Weathering Optimism

February 4, 2019

(Illustration: ‘The Blue Umbrella 1914,’ by Helen Hyde, found here).

Just a bit above freezing this late-afternoon Monday on California’s north coast — and after a decent rainfall this morning, I took the dogs out to Samoa Beach, right-near that upside-down/half-buried in-the-sand red Chevy pick-up truck (see Lost Coast Outpost).
And during our walk, we experienced some beautiful sunshine for a few minutes at a time, and big patches of blue sky among big-fluffed clouds floating rapidly above, even a small rainbow was spied way to the northwest, though, only a small burst of those colored, curved bands could be seen. There’d been showers/rain on the drive out to the beach, but once on the sand, all was good.
According to the NWS, ‘Rain/Snow Likely then Scattered Rain/Snow forecast for tonight, and tomorrow the forecast drops to ‘Slight Chance‘ rain-or-snow as winter continues…

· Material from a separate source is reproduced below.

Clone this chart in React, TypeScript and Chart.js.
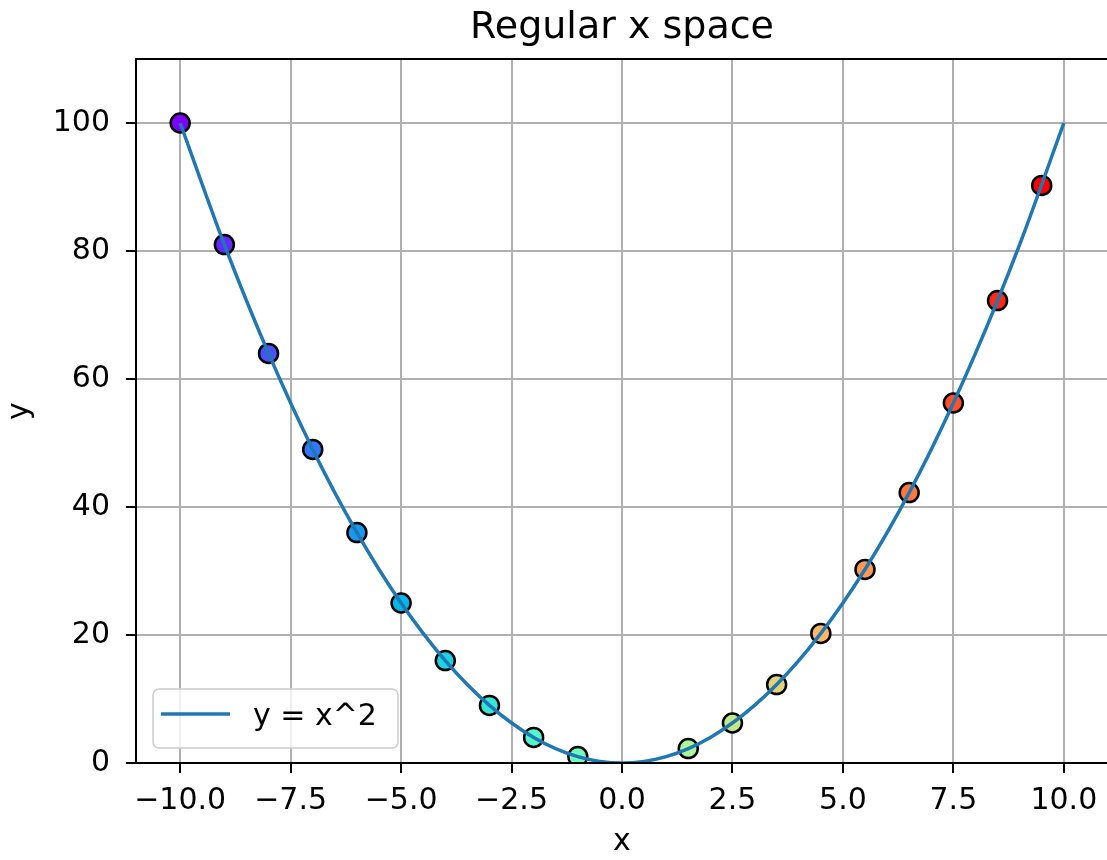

As we ponder climate change and our corresponding weather, the horrible consequences of what’s happening to our environment is quickly approaching a cut-off line. Even in the midst  of technology, there’s not much in the way of optimism. An interesting read at New York Magazine from this morning off an excerpt/adaptation from a new book, “The Uninhabitable Earth: A Story of the Future,” by David Wallace-Wells, to be published later this month.
Hope in the face of the reality of global warming is hard, because…reality:

Since I first began writing about climate a few years ago, I’ve been asked often whether I see any reason for optimism.
The thing is, I am optimistic.
But optimism is always a matter of perspective, and mine is this: No one wants to believe disaster is coming, but those who look, do.

If the task of reversing all that seems incomprehensibly big, it is.
The scale of the technological transformation required dwarfs every technological revolution ever engineered in human history, including electricity and telecommunications and even the invention of agriculture 10,000 years ago.
By definition, it dwarfs them, because it contains all of them — every single sector needs to be rebuilt from the foundation, since every single one breathes on carbon like it’s a ventilator.
In October, the U.N.’s Intergovernmental Panel on Climate Change warned that the world has only a dozen years to halve its carbon emissions to safely avoid two degrees of warming and all those “catastrophic” impacts.

Is it possible?
The short answer is, technically speaking, maybe — though just maybe.
But speaking practically, and politically, is another matter.

The longer we wait, the steeper the declines will have to be.
If the world as a whole had begun decarbonization in the year 2000, when Al Gore collected half a million more votes in the presidential election than George W. Bush, emissions would have had to fall by 3 percent per year to achieve climate stability at two degrees; if we begin now, we will have to cut them by 10 percent each year; if we wait another decade, the cuts will be enormous, 30 percent per year, to even hope for warming levels below “genocide.”
Last year, Nordhaus’s own nephew Ted wrote in Foreign Affairs that the dream of keeping the world under two degrees of warming, under any approach, was simply naïve.

Read the whole piece, it’s kind of sad-gripping — in an interview at the Guardian yesterday, Wallace-Wells notes the emotion: ‘“My hope is first of all to tell the story as I see it. That has a couple of components. One is to show the crisis is happening much faster and is more all-encompassing than people think. And then also to think how those dramatic changes are going to cascade through the lives we live, the way we relate to one another, our politics, our culture, our psychology, all that stuff. I would like people to be scared of what is possible because I’m scared. And because I am motivated by fear, I also hope they will be motivated.”